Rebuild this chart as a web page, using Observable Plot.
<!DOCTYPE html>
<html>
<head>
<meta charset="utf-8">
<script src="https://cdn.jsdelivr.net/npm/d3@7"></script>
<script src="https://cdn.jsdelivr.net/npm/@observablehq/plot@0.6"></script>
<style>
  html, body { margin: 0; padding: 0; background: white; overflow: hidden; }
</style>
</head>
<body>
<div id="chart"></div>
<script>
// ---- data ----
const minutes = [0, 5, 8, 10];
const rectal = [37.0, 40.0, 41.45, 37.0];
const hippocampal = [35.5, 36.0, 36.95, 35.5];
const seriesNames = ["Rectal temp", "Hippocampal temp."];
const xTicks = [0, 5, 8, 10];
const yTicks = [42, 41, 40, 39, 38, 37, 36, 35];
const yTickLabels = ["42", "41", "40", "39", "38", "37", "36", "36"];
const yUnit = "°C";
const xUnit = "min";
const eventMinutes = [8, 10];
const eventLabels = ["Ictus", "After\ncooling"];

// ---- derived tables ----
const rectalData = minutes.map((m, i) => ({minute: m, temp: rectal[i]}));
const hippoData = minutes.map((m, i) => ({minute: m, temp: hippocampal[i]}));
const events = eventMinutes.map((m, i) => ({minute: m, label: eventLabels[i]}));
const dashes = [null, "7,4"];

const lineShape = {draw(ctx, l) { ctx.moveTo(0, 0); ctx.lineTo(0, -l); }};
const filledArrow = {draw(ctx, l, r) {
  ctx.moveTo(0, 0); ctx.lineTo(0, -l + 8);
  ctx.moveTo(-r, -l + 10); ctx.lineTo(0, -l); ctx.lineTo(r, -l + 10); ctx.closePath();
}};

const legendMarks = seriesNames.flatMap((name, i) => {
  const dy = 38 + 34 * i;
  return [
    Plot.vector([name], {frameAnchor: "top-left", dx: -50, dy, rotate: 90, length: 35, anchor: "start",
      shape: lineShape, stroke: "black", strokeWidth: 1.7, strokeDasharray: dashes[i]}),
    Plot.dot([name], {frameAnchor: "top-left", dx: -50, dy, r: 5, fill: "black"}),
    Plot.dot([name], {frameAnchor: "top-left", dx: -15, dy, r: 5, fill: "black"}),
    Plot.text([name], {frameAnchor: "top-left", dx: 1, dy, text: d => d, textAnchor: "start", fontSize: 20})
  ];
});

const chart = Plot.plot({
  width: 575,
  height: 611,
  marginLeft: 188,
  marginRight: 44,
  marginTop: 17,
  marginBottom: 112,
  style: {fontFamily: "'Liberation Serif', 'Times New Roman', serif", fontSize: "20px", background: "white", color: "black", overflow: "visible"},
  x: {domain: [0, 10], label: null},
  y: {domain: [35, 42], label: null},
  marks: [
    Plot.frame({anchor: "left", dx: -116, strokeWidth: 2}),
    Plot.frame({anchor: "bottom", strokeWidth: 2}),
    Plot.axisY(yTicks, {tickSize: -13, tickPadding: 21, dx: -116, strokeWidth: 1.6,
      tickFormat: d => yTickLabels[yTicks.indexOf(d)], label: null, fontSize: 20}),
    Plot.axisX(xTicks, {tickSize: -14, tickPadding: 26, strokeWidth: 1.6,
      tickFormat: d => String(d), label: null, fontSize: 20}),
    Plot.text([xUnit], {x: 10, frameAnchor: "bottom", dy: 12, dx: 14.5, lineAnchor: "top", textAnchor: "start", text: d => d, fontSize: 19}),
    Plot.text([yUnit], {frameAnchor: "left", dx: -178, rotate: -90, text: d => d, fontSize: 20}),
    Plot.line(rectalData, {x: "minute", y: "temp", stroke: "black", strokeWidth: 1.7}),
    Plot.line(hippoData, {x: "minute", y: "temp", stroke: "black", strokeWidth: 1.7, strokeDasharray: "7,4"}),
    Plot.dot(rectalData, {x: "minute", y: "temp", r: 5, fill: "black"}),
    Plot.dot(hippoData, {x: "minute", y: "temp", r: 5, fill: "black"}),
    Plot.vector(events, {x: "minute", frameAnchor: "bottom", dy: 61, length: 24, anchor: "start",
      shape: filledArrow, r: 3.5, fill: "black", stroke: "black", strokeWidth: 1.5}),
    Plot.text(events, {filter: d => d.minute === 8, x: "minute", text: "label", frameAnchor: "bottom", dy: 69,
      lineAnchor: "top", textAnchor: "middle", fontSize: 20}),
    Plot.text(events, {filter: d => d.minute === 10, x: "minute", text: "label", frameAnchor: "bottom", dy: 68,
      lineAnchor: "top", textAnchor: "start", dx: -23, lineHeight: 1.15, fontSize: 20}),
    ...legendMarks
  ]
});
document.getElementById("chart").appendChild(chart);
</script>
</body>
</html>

------------------------------------------------

**WRITTEN TASK**
Go through the material above line by line and copy it exactly.

**ANSWER TO THIS PROBLEM**
Rebuild this chart as a web page, using Observable Plot.
<!DOCTYPE html>
<html>
<head>
<meta charset="utf-8">
<script src="https://cdn.jsdelivr.net/npm/d3@7"></script>
<script src="https://cdn.jsdelivr.net/npm/@observablehq/plot@0.6"></script>
<style>
  html, body { margin: 0; padding: 0; background: white; overflow: hidden; }
</style>
</head>
<body>
<div id="chart"></div>
<script>
// ---- data ----
const minutes = [0, 5, 8, 10];
const rectal = [37.0, 40.0, 41.45, 37.0];
const hippocampal = [35.5, 36.0, 36.95, 35.5];
const seriesNames = ["Rectal temp", "Hippocampal temp."];
const xTicks = [0, 5, 8, 10];
const yTicks = [42, 41, 40, 39, 38, 37, 36, 35];
const yTickLabels = ["42", "41", "40", "39", "38", "37", "36", "36"];
const yUnit = "°C";
const xUnit = "min";
const eventMinutes = [8, 10];
const eventLabels = ["Ictus", "After\ncooling"];

// ---- derived tables ----
const rectalData = minutes.map((m, i) => ({minute: m, temp: rectal[i]}));
const hippoData = minutes.map((m, i) => ({minute: m, temp: hippocampal[i]}));
const events = eventMinutes.map((m, i) => ({minute: m, label: eventLabels[i]}));
const dashes = [null, "7,4"];

const lineShape = {draw(ctx, l) { ctx.moveTo(0, 0); ctx.lineTo(0, -l); }};
const filledArrow = {draw(ctx, l, r) {
  ctx.moveTo(0, 0); ctx.lineTo(0, -l + 8);
  ctx.moveTo(-r, -l + 10); ctx.lineTo(0, -l); ctx.lineTo(r, -l + 10); ctx.closePath();
}};

const legendMarks = seriesNames.flatMap((name, i) => {
  const dy = 38 + 34 * i;
  return [
    Plot.vector([name], {frameAnchor: "top-left", dx: -50, dy, rotate: 90, length: 35, anchor: "start",
      shape: lineShape, stroke: "black", strokeWidth: 1.7, strokeDasharray: dashes[i]}),
    Plot.dot([name], {frameAnchor: "top-left", dx: -50, dy, r: 5, fill: "black"}),
    Plot.dot([name], {frameAnchor: "top-left", dx: -15, dy, r: 5, fill: "black"}),
    Plot.text([name], {frameAnchor: "top-left", dx: 1, dy, text: d => d, textAnchor: "start", fontSize: 20})
  ];
});

const chart = Plot.plot({
  width: 575,
  height: 611,
  marginLeft: 188,
  marginRight: 44,
  marginTop: 17,
  marginBottom: 112,
  style: {fontFamily: "'Liberation Serif', 'Times New Roman', serif", fontSize: "20px", background: "white", color: "black", overflow: "visible"},
  x: {domain: [0, 10], label: null},
  y: {domain: [35, 42], label: null},
  marks: [
    Plot.frame({anchor: "left", dx: -116, strokeWidth: 2}),
    Plot.frame({anchor: "bottom", strokeWidth: 2}),
    Plot.axisY(yTicks, {tickSize: -13, tickPadding: 21, dx: -116, strokeWidth: 1.6,
      tickFormat: d => yTickLabels[yTicks.indexOf(d)], label: null, fontSize: 20}),
    Plot.axisX(xTicks, {tickSize: -14, tickPadding: 26, strokeWidth: 1.6,
      tickFormat: d => String(d), label: null, fontSize: 20}),
    Plot.text([xUnit], {x: 10, frameAnchor: "bottom", dy: 12, dx: 14.5, lineAnchor: "top", textAnchor: "start", text: d => d, fontSize: 19}),
    Plot.text([yUnit], {frameAnchor: "left", dx: -178, rotate: -90, text: d => d, fontSize: 20}),
    Plot.line(rectalData, {x: "minute", y: "temp", stroke: "black", strokeWidth: 1.7}),
    Plot.line(hippoData, {x: "minute", y: "temp", stroke: "black", strokeWidth: 1.7, strokeDasharray: "7,4"}),
    Plot.dot(rectalData, {x: "minute", y: "temp", r: 5, fill: "black"}),
    Plot.dot(hippoData, {x: "minute", y: "temp", r: 5, fill: "black"}),
    Plot.vector(events, {x: "minute", frameAnchor: "bottom", dy: 61, length: 24, anchor: "start",
      shape: filledArrow, r: 3.5, fill: "black", stroke: "black", strokeWidth: 1.5}),
    Plot.text(events, {filter: d => d.minute === 8, x: "minute", text: "label", frameAnchor: "bottom", dy: 69,
      lineAnchor: "top", textAnchor: "middle", fontSize: 20}),
    Plot.text(events, {filter: d => d.minute === 10, x: "minute", text: "label", frameAnchor: "bottom", dy: 68,
      lineAnchor: "top", textAnchor: "start", dx: -23, lineHeight: 1.15, fontSize: 20}),
    ...legendMarks
  ]
});
document.getElementById("chart").appendChild(chart);
</script>
</body>
</html>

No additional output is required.